Monday marked two months into the Bodhi era and it’s been a joyful and exhausting blur. It feels like a massive journey already and yet it has barely begun. We’re filled with excitement about all that will come next, and delight in the constant tiny changes in Bodhi, the increased presence in his eyes, his new news, the way he now tracks objects and raises his head. Bodhi is beautiful but man he can be a bit of a baby, crying all the time, not contributing around the house, stuff like that. So it’s been a lot of work. We either laugh or cry or fall asleep on the couch at 8pm.

Which is totally okay and to be expected but I have other work to do as well. StartSomeGood is at a very delicate moment in our history, with some good runs on the board and a growing community but a lot to do to get where we need to get to to be sustainable. The next few months will be a make-or-break time for us as we relaunch the site and bring some new people onto our team. I’ve also been getting more involved in Make Believe as we explore the impending transition away from the last involved founder and what the company might look like in the future.

If I only had these two businesses (and my role on the Vibewire board) to work on life would be more than hectic enough, but I’ve also working on two major consulting projects which in a quirk of scheduling were both due last week, almost crushing me.

But I don’t want this to come across as a great big whinge though because I don’t really feel that way. This is just the reality of my life right now. In truth I can’t get over how much good stuff is happening and how fortunate I am to have so many opportunities to make a difference and do good work with great people.

Having so much on stretches my time management abilities to the limit. There’s something pretty exciting about having to pack it all in though, scrambling and hustling and staying up late getting the work that needs doing done, and balancing that with the demands of my family. I haven’t figured this balance out yet, things fluctuate too much from week to week and K carries too much of the burden, but it feels like we’re not too far off. The meaningfulness of it all keeps me energised and my many deadlines keep me (mostly) focused and somehow it is all (mostly) getting done.

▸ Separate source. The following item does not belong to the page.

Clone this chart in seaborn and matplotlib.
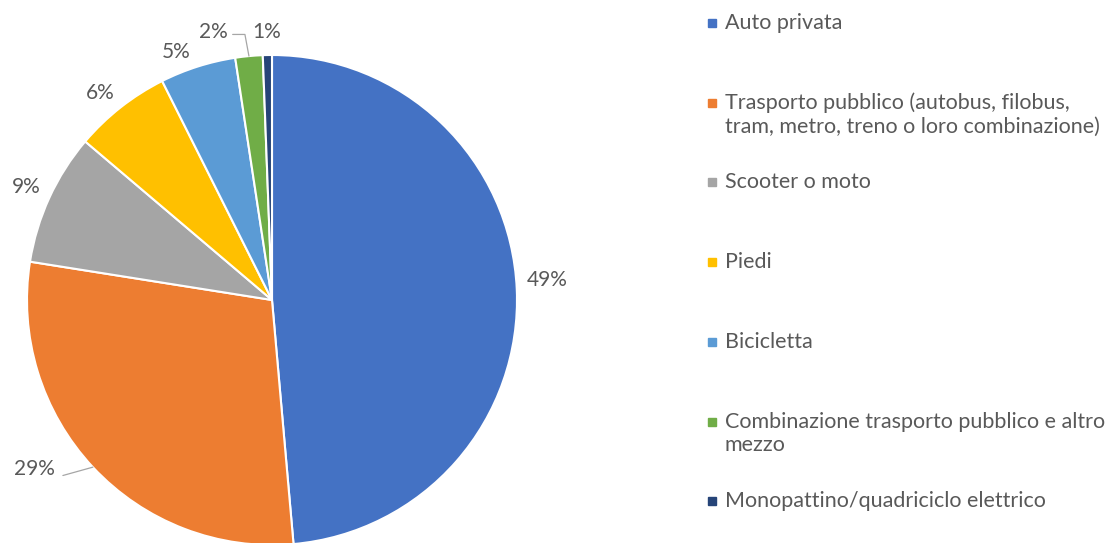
import numpy as np
import matplotlib.pyplot as plt
import seaborn as sns

# dati: quota di spostamenti per mezzo di trasporto (%)
categorie = [
    "Auto privata",
    "Trasporto pubblico (autobus, filobus,\ntram, metro, treno o loro combinazione)",
    "Scooter o moto",
    "Piedi",
    "Bicicletta",
    "Combinazione trasporto pubblico e altro\nmezzo",
    "Monopattino/quadriciclo elettrico",
]
quote = [48.6, 28.9, 8.7, 6.4, 5.0, 1.8, 0.6]
colori = ["#4472C4", "#ED7D31", "#A5A5A5", "#FFC000", "#5B9BD5", "#70AD47", "#264478"]

# posizione delle etichette: distanza dal centro e spostamento angolare (gradi)
label_r = [1.126, 1.19, 1.105, 1.098, 1.084, 1.12, 1.094]
label_shift = [1.7, -7.5, 0.0, 1.6, 3.4, 7.0, 0.0]
con_linea = [False, True, False, False, False, True, False]

sns.set_theme(style="white")
plt.rcParams["font.family"] = ["Lato", "DejaVu Sans"]
testo = "#595959"

fig = plt.figure(figsize=(11.2, 5.43), dpi=100)
W, H = 1120, 543
cx, cy, R = 272, 300, 245  # centro e raggio della torta in pixel

ax = fig.add_axes([0, 0, 590 / W, 1])

wedges, _ = ax.pie(
    quote, colors=sns.color_palette(colori), startangle=90, counterclock=False,
    wedgeprops=dict(edgecolor="white", linewidth=1.5),
)
# la torta esce un po' dal bordo inferiore, come nell'originale
ax.set_xlim(-cx / R, (590 - cx) / R)
ax.set_ylim((cy - H) / R, cy / R)
ax.set_aspect("equal")
ax.axis("off")

for w, v, r, s, linea in zip(wedges, quote, label_r, label_shift, con_linea):
    mid = (w.theta1 + w.theta2) / 2
    ang = np.deg2rad(mid + s)
    tx, ty = r * np.cos(ang), r * np.sin(ang)
    ax.text(tx, ty, f"{v:.0f}%", ha="center", va="center", fontsize=15, color=testo)
    if linea:
        ex, ey = np.cos(np.deg2rad(mid)), np.sin(np.deg2rad(mid))
        if ty > 1:
            # etichetta in alto: linea orizzontale poi verso la fetta
            sx = tx + 0.08
            ax.plot([sx, sx + 0.05, ex], [ty - 0.01, ty - 0.01, ey], color="#A6A6A6", lw=0.9)
        else:
            sx = tx + 0.115
            ax.plot([sx, ex], [ty - 0.025, ey], color="#A6A6A6", lw=0.9)

# legenda disegnata a mano (quadratino allineato alla prima riga)
y0, passo = 23, 79.7
for i, (cat, col) in enumerate(zip(categorie, colori)):
    yc = y0 + i * passo
    fig.patches.append(plt.Rectangle((708 / W, 1 - (yc + 4) / H), 8 / W, 8 / H,
                                     transform=fig.transFigure, color=col, figure=fig))
    fig.text(725 / W, 1 - (yc - 10) / H, cat, ha="left", va="top", fontsize=15.5,
             color=testo, linespacing=1.2)

fig.savefig("out.png", dpi=100)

This past weekend was inspirational. After getting those reports done we attended the Regrowth Festival, a stunning little festival near Canberra organised by some dear friends of ours. It was incredible to catch up with so many friends and see how far the festival had evolved since the last one I attended in 2007. And most of all it signified that life is on-track – that we haven’t gone to ground but will continue to live the lives we love, filled with music and friends and adventure. And a baby. All pretty amazing really.